Clemson agronomist Sruthi Narayanan and graduate student Ricardo St. Aime discuss a cover crop study that can reduce costs for South Carolina farmers, rejuvenate farm soil and help conserve the state’s water supply if included in crop rotations.
Ricardo St. Aime is a Clemson doctoral student from Port-au-Prince, Haiti, studying Plant and Environmental Sciencesunder the guidance of Clemson agronomist Sruthi Narayanan. His research focuses on the benefits of cover crops for subsequent cash crops. Cover crops are plants grown to keep soil covered when no cash crop is growing.

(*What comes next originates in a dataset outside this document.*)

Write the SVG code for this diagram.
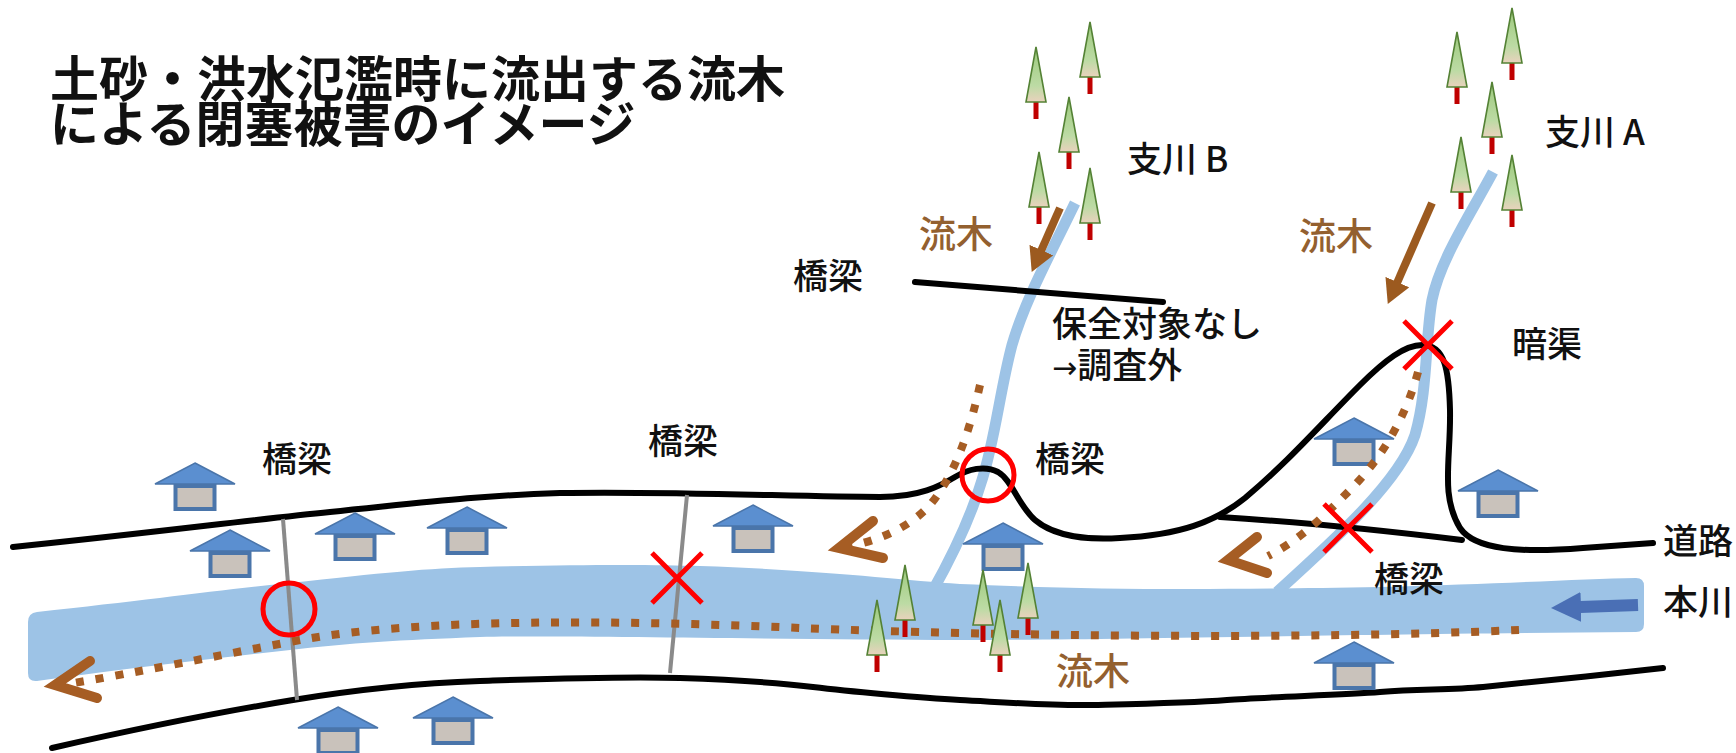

“Cover crops are important in that they can protect soil health and increase climate resilience of crop production systems,” St. Aime said. “Farmers in the southern United States grow cover crops primarily for biomass production and erosion control. We wanted to determine which cover crops would be most beneficial during the winter seasons in South Carolina.”
St. Aime is lead author on an article about the study that appears in the journal, Agronomy. Other authors are Clemson researchers Narayanan, Geoff Zehnder and Chris Talley. The study evaluated biomass production and water-use efficiency of winter cover crops in South Carolina. Cover crops used in the study included grasses, legumes and brassicas as single species or in mixtures. The amount of biomass produced is important because this biomass covers the ground and prevents water loss when cash crops aren’t planted in the soil.
“Most agricultural soils in the southern United States have low soil organic matter with limited water and nutrient holding capacity,” St. Aime said. “We evaluated seven cover crops for biomass production, stored soil water and water-use efficiency. All of the cover crops used in the study are winter cover crops that are available in the southern United States.”
The researchers found a cover crop of a 5-species mix of Austrian winter pea, rye, crimson clover, hairy vetch and oats, and a cover crop of a single species of rye had the greatest biomass production and are excellent winter cover crops if planted in the fall. Researchers found the 5-species mix also is a better choice over rye if planted in mid-to-late winter. Cover crops of just crimson clover and a crimson clover/turnip mix ranked the lowest.
“Because the 5-species mix is a combination of grasses and legumes, it could be superior when soil benefits also are considered,” said St. Aime, adding, “Growers are advised to consider the additional planning, labor and costs that may be associated with planting a mixture before choosing this for any cropping system.”
The study took place from Nov. 8, 2016 to May 10, 2018. Because South Carolina received an above-average amount of rainfall during the cover crop growing periods, St. Aime said more research is needed to verify the applicability of results during dry years.
Narayanan said the study is part of a crop-ecophysiological research program that focuses on improving the productivity of crops through economically viable and environmentally sustainable agronomic practices.
“Our goal is to develop resilient crop production systems, which can adapt to the changing climate and increasing population,” Narayanan said. “We started our cover crop projects in 2016 with an aim of optimizing cover crop selection and management for sustainable row crop production and overall system profitability in the South. The Agronomy paper provides the results of our very first cover crop study”.